La pandemia da Covid-19 è da considerarsi uno dei periodi più complicati della storia della Repubblica: tra ospedali mal forniti, contagi e morti continui, imprese che fallivano e cittadini disperati, l’Italia ha dovuto fronteggiare ingenti difficoltà come non se ne vedevano dal secondo dopoguerra. E se un certo grado di scusabilità per l’immediatezza di scelte così complicate poteva all’epoca dei fatti essere accettato, più passa il tempo, più vengono fuori nuove informazioni e più aumentano le responsabilità in capo ai membri del governo giallo-rosso, le cui sciattezza e negligenza frammiste a dilettantismo, impreparazione e disistima, hanno provocato danni maggiori di quanti avrebbero dovuto normalmente aversi.

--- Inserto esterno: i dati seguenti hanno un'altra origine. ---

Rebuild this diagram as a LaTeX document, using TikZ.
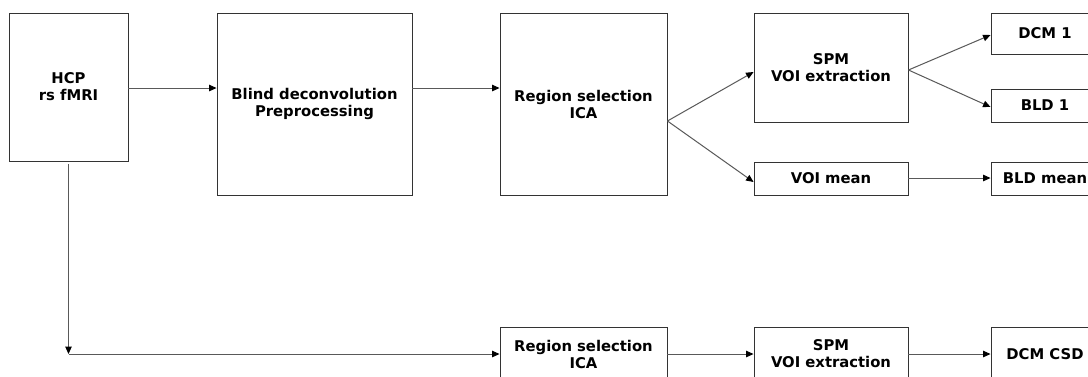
\documentclass[tikz,border=0pt]{standalone}
\usepackage{fontspec}
\setmainfont{DejaVu Sans}
\usetikzlibrary{arrows.meta,calc}

\tikzset{
  blockbox/.style={draw=black!80, line width=0.9pt, fill=white, inner sep=0pt,
    align=center, font=\bfseries\fontsize{14.8}{17}\selectfont},
  flow/.style={draw=black!65, line width=1pt,
    -{Triangle[length=7.5pt,width=6.5pt,color=black]}}
}

\begin{document}
\begin{tikzpicture}[x=1pt,y=-1pt]
  \useasboundingbox (0,0) rectangle (1088,376);
  \clip (0,0) rectangle (1088,376);
  \fill[white] (0,0) rectangle (1088,376);

  % upper pipeline
  \node[blockbox, minimum width=119pt, minimum height=148pt] (hcp) at (68.5,87) {HCP\\rs fMRI};
  \node[blockbox, minimum width=195pt, minimum height=182pt] (blind) at (314.5,104) {Blind deconvolution\\Preprocessing};
  \node[blockbox, minimum width=167pt, minimum height=182pt] (region) at (583.5,104) {Region selection\\ICA};
  \node[blockbox, minimum width=154pt, minimum height=109pt] (spm) at (831,67.5) {SPM\\VOI extraction};
  \node[blockbox, minimum width=154pt, minimum height=33pt] (voimean) at (831,178.5) {VOI mean};
  \node[blockbox, minimum width=108pt, minimum height=41pt] (dcm1) at (1045,33.5) {DCM 1};
  \node[blockbox, minimum width=108pt, minimum height=33pt] (bld1) at (1045,105.5) {BLD 1};
  \node[blockbox, minimum width=108pt, minimum height=33pt] (bldmean) at (1045,178.5) {BLD mean};

  % lower pipeline
  \node[blockbox, minimum width=167pt, minimum height=54pt] (bregion) at (583.5,354) {Region selection\\ICA};
  \node[blockbox, minimum width=154pt, minimum height=54pt] (bspm) at (831,354) {SPM\\VOI extraction};
  \node[blockbox, minimum width=108pt, minimum height=54pt] (dcmcsd) at (1045,354) {DCM CSD};

  % connectors of the upper pipeline
  \coordinate (h) at ([yshift=-1pt]hcp.east);
  \draw[flow] (h) -- (h -| blind.west);
  \draw[flow] (h -| blind.east) -- (h -| region.west);
  \coordinate (rsplit) at ([yshift=-17pt]region.east);
  \draw[flow] (rsplit) -- ([yshift=-4.5pt]spm.west);
  \draw[flow] (rsplit) -- ([yshift=-3.5pt]voimean.west);
  \coordinate (ssplit) at ([yshift=-2.5pt]spm.east);
  \draw[flow] (ssplit) -- ([yshift=-1.5pt]dcm1.west);
  \draw[flow] (ssplit) -- ([yshift=-1.5pt]bld1.west);
  \draw[flow] ([yshift=0.5pt]voimean.east) -- ([yshift=0.5pt]bldmean.west);

  % connectors of the lower pipeline
  \coordinate (corner) at (hcp.south |- bregion.west);
  \draw[flow] ([yshift=-3pt]hcp.south) -- (corner);
  \draw[flow] (corner) -- (bregion.west);
  \draw[flow] (bregion.east) -- (bspm.west);
  \draw[flow] (bspm.east) -- (dcmcsd.west);
\end{tikzpicture}
\end{document}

A riportare in auge la questione pandemia è un’inchiesta del quotidiano La Verità, che pubblica un’informativa dei carabinieri di Bergamo dalla quale, pur essendo estrapolata da un’altra inchiesta sulla gestione dei migranti, emergono importanti informazioni sulle primissime ore della pandemia, in particolare su quel periodo tra la metà di febbraio e il 9 marzo, inizio del lockdown, in cui si era capito che il Covid non era uno scherzo, ma a Palazzo Chigi si glissava l’argomento. Protagonista della vicenda il sindaco dem di Bergamo Giorgio Gori, dalle cui telefonate intercettate dagli inquirenti emergono importanti informazioni: Gori, come tutto il mondo dem, era preoccupato per una possibile chiusura totale, era contrario e spaventato per le intenzioni della Regione Lombardia a guida Attilio Fontana, che propendeva per la linea dura. Era fine febbraio, il bergamasco appariva come la zona più colpita e più i giorni passavano, più i casi aumentavano. Ma per Gori era “eccessivo” fermare tutto “per un solo caso di contagio”. Contrarietà a una eventuale zona rossa per Bergamo arrivavano anche da esponenti del governo: il 26 febbraio Antonio Misiani, viceministro dell’Economia, riteneva inutile la chiusura anticipata delle attività alle 18, mentre il 3 marzo rassicurava Gori sul fatto che il ministro Speranza non voleva inserire Bergamo nella zona rossa. Intanto, sono interessanti le conversazioni tra il sindaco e suo fratello Andrea, medico, che parlava di pressioni del governo su Fontana per riaprire le attività e, in un secondo momento, raccontava che l’unico ad aver recepito la gravità della situazione fosse il leghista stesso, senza però trovare ascolto a Roma. Il 6 marzo la débâcle di Gori stesso, che ammetteva al sindaco di Milano Giuseppe Sala che ormai una zona rossa a Bergamo sarebbe stata inutile, essendosi il virus già pienamente diffuso. La svolta l’8 marzo: secondo il presidente della Fondazione Fiera Milano Enrico Pazzali, solo dopo l’attenzione del presidente della Repubblica per i dati allarmanti comunicati da Fontana, Conte si sarebbe mosso per misure più restrittive.
Insomma, si aggrava la posizione del governo giallo-rosso, che sapeva ma non ha agito. Circoscrivere le zone maggiormente interessate dal contagio poteva essenzialmente essere la svolta, per salvare tantissime vite ed evitare chiusure peggiori, come il lockdown totale: le differenti entità del contagio nelle varie zone d’Italia in quei giorni richiedevano misure più efficaci a livello territoriale, come una divisione a fasce che si è avuta solo un anno dopo. Intanto, con gli ospedali già in tilt, mascherine che mancavano e posti in terapia intensiva di numero ignoto, il governo Conte, pure sotto le spinte della Regione Lombardia, ha scelto la strada del far finta di nulla, lasciando Bergamo e la Val di Susa alla deriva. Salvo poi pentirsene, ricorrendo a misure estreme in tutta la Nazione che, alla fine dei conti, neppure occorrevano, se non a ridurre alla canna del gas milioni di italiani in attesa di cassa integrazione. Altro che “modello Italia”!